Recorded data
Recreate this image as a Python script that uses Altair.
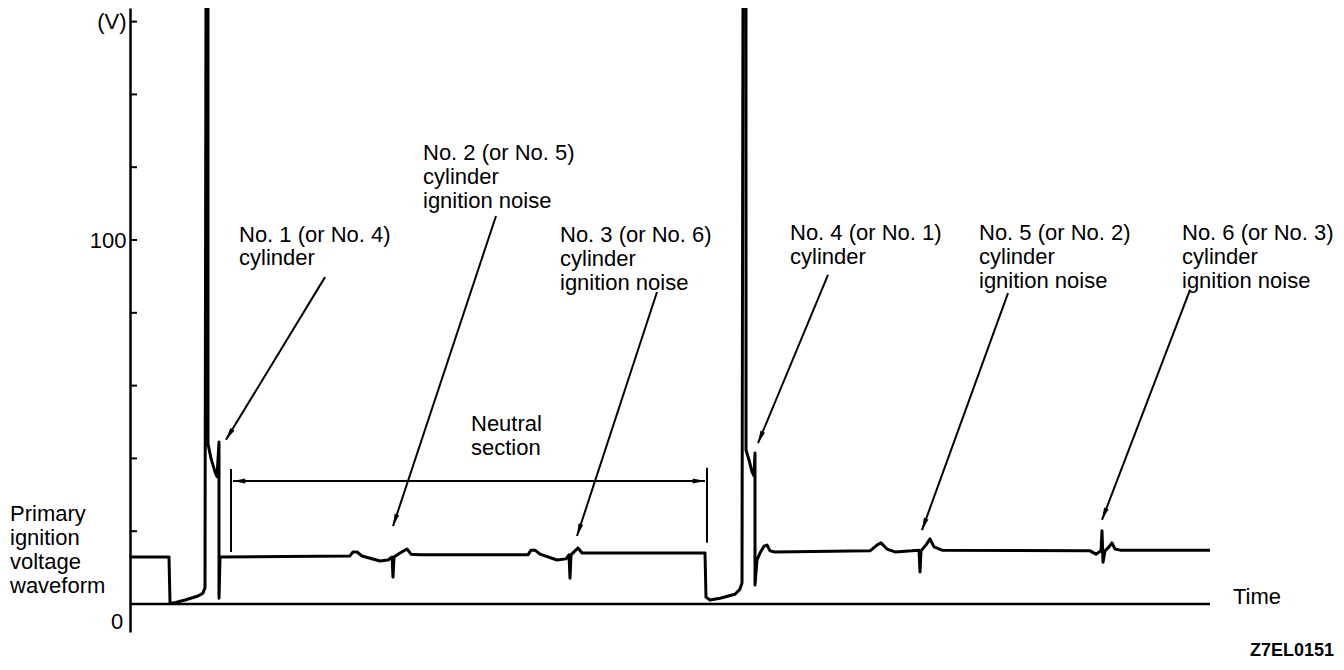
import math
import altair as alt
import pandas as pd

# ---------------- data (time in arbitrary units, voltage in V) ----------------
wave_t = [0, 39, 40, 43, 55, 68, 73, 75, 76, 78, 78, 81, 85, 87, 89, 89, 90,
          92, 220, 223, 227, 232, 250, 258, 262, 263, 264, 270, 277, 281, 290,
          398, 401, 405, 410, 427, 436, 439, 440, 441, 445, 448, 452, 460,
          575, 576, 580, 590, 605, 610, 612, 613, 616, 616, 619, 622, 624, 625, 625,
          627, 630, 634, 637, 640, 645,
          740, 747, 751, 757, 765, 782, 789, 790, 791, 796, 800, 804, 812,
          960, 966, 971, 972, 973, 975, 979, 982, 985, 990, 1080]
wave_v = [12.9, 12.9, 0.5, 0.2, 1.1, 2.2, 3.0, 4.5, 170, 170, 44.0, 40.0, 36.3, 35.0, 44.5, 1.6, 12.9,
          12.9, 13.2, 14.3, 14.3, 13.2, 11.8, 12.1, 12.9, 7.4, 12.9, 14.0, 15.1, 13.7, 13.5,
          13.5, 14.8, 14.8, 13.7, 12.1, 12.4, 13.5, 7.1, 13.5, 14.6, 15.4, 14.0, 14.0,
          14.0, 1.9, 1.1, 1.6, 2.7, 4.1, 5.8, 170, 170, 42.3, 39.6, 36.3, 35.2, 41.5, 5.2,
          12.1, 14.0, 15.9, 16.2, 14.6, 14.3,
          14.6, 16.2, 16.8, 15.1, 14.3, 14.6, 14.8, 8.8, 14.6, 16.2, 17.9, 15.7, 14.8,
          14.6, 13.7, 14.6, 20.1, 11.5, 14.6, 15.7, 16.8, 15.1, 14.8, 14.8]

y_tick_values = [20, 40, 60, 80, 100, 120, 140, 160]
y_label_values = [100, 160]

# leader arrows: start (t0, v0) -> tip (t1, v1)
arrow_t0 = [195, 366, 527, 698, 878, 1060]
arrow_v0 = [89.8, 106.6, 85.7, 90.4, 85.4, 86.3]
arrow_t1 = [96, 263, 447, 628, 792, 972]
arrow_v1 = [45.1, 21.4, 18.7, 44.2, 20.3, 23.1]

# neutral section dimension
neutral_t = [101, 577]
neutral_v_top = [37.1, 37.4]
neutral_v_bot = [14.3, 16.8]
neutral_level = 33.8
neutral_arrow_t = [103, 575]

# annotation text lines
label_text = ["No. 1 (or No. 4)", "cylinder",
              "No. 2 (or No. 5)", "cylinder", "ignition noise",
              "No. 3 (or No. 6)", "cylinder", "ignition noise",
              "Neutral", "section",
              "No. 4 (or No. 1)", "cylinder",
              "No. 5 (or No. 2)", "cylinder", "ignition noise",
              "No. 6 (or No. 3)", "cylinder", "ignition noise",
              "Primary", "ignition", "voltage", "waveform",
              "Time"]
label_t = [109, 109,
           293, 293, 293,
           430, 430, 430,
           341, 341,
           660, 660,
           849, 849, 849,
           1052, 1052, 1052,
           -120, -120, -120, -120,
           1103]
label_v = [101.4, 95.1,
           123.9, 117.3, 110.7,
           101.4, 94.8, 88.2,
           49.5, 42.9,
           101.9, 95.3,
           101.9, 95.3, 88.7,
           101.9, 95.3, 88.7,
           24.7, 18.1, 11.5, 4.9,
           1.9]

time_end = 1080

# ---------------- layout ----------------
W, H = 1206, 624
T_DOM = [0, 1206]
V_DOM = [-7.69, 163.74]
sx = W / (T_DOM[1] - T_DOM[0])
sy = H / (V_DOM[1] - V_DOM[0])

FONT = "Liberation Sans"
FS = 22
xs = alt.Scale(domain=T_DOM, nice=False, zero=False)
ys = alt.Scale(domain=V_DOM, nice=False, zero=False)
yaxis = alt.Axis(values=y_label_values, ticks=False, grid=False, title=None,
                 labelExpr="datum.value == 160 ? '(V)' : datum.label",
                 domainColor="black", domainWidth=2.5, labelColor="black",
                 labelFont=FONT, labelFontSize=FS, labelPadding=4)


def X(f):
    return alt.X(f, type="quantitative", scale=xs, axis=None)


def Y(f):
    return alt.Y(f, type="quantitative", scale=ys, axis=yaxis)


def head_angle(t0, v0, t1, v1):
    dx = (t1 - t0) * sx
    dy = -(v1 - v0) * sy
    return (math.degrees(math.atan2(dx, -dy)) + 360) % 360


wave_df = pd.DataFrame({"t": wave_t, "v": wave_v, "i": range(len(wave_t))})
wave = alt.Chart(wave_df).mark_line(color="black", strokeWidth=3, clip=True,
                                    strokeJoin="round").encode(
    x=X("t"), y=Y("v"), order=alt.Order("i:Q"))

time_df = pd.DataFrame({"t": [0], "t2": [time_end], "v": [0]})
time_line = alt.Chart(time_df).mark_rule(color="black", strokeWidth=2.5).encode(
    x=X("t"), x2="t2", y=Y("v"))

tick_df = pd.DataFrame({"t": [0] * len(y_tick_values), "t2": [7] * len(y_tick_values),
                        "v": y_tick_values})
ticks = alt.Chart(tick_df).mark_rule(color="black", strokeWidth=2).encode(
    x=X("t"), x2="t2", y=Y("v"))

arrow_df = pd.DataFrame({"t0": arrow_t0, "v0": arrow_v0, "t1": arrow_t1, "v1": arrow_v1})
arrow_lines = alt.Chart(arrow_df).mark_rule(color="black", strokeWidth=2).encode(
    x=X("t0"), y=Y("v0"), x2="t1", y2="v1")

heads_t = list(arrow_t1) + neutral_arrow_t
heads_v = list(arrow_v1) + [neutral_level, neutral_level]
heads_a = [head_angle(a, b, c, d) for a, b, c, d in zip(arrow_t0, arrow_v0, arrow_t1, arrow_v1)]
heads_a += [270, 90]
head_df = pd.DataFrame({"t": heads_t, "v": heads_v, "a": heads_a})
heads = alt.Chart(head_df).mark_point(
    shape="M0,0L0.4,2L-0.4,2Z", filled=True, size=150, color="black", opacity=1,
    strokeWidth=0).encode(x=X("t"), y=Y("v"), angle=alt.Angle("a:Q", scale=None))

ext_df = pd.DataFrame({"t": neutral_t, "v": neutral_v_top, "v2": neutral_v_bot})
ext = alt.Chart(ext_df).mark_rule(color="black", strokeWidth=2).encode(
    x=X("t"), y=Y("v"), y2="v2")

dim_df = pd.DataFrame({"t": [neutral_arrow_t[0]], "t2": [neutral_arrow_t[1]], "v": [neutral_level]})
dim = alt.Chart(dim_df).mark_rule(color="black", strokeWidth=2).encode(
    x=X("t"), x2="t2", y=Y("v"))

text_df = pd.DataFrame({"t": label_t, "v": label_v, "s": label_text})
texts = alt.Chart(text_df).mark_text(align="left", baseline="middle", font=FONT,
                                     fontSize=FS, color="black").encode(
    x=X("t"), y=Y("v"), text="s:N")

zero_df = pd.DataFrame({"t": [-13], "v": [-4.9], "s": ["0"]})
zero = alt.Chart(zero_df).mark_text(align="center", baseline="middle", font=FONT,
                                    fontSize=FS, color="black").encode(
    x=X("t"), y=Y("v"), text="s:N")

code_df = pd.DataFrame({"t": [1120], "v": [-13.0], "s": ["Z7EL0151"]})
code = alt.Chart(code_df).mark_text(align="left", baseline="middle", font=FONT,
                                    fontSize=18, fontWeight="bold", color="black").encode(
    x=X("t"), y=Y("v"), text="s:N")

chart = alt.layer(wave, time_line, ticks, arrow_lines, heads, ext, dim, texts, zero, code).properties(
    width=W, height=H, autosize="none",
    padding={"left": 122, "top": 0, "right": 0, "bottom": 30},
    background="white",
).configure_view(stroke=None)

chart.save("out.html", embed_options={"renderer": "svg", "actions": False})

Exercise objective
Could the lines from the top of the material through the line with "import pandas as pd" be repeated exactly, pictures left out?

Answer to this exercise
Recreate this image as a Python script that uses Altair.
import math
import altair as alt
import pandas as pd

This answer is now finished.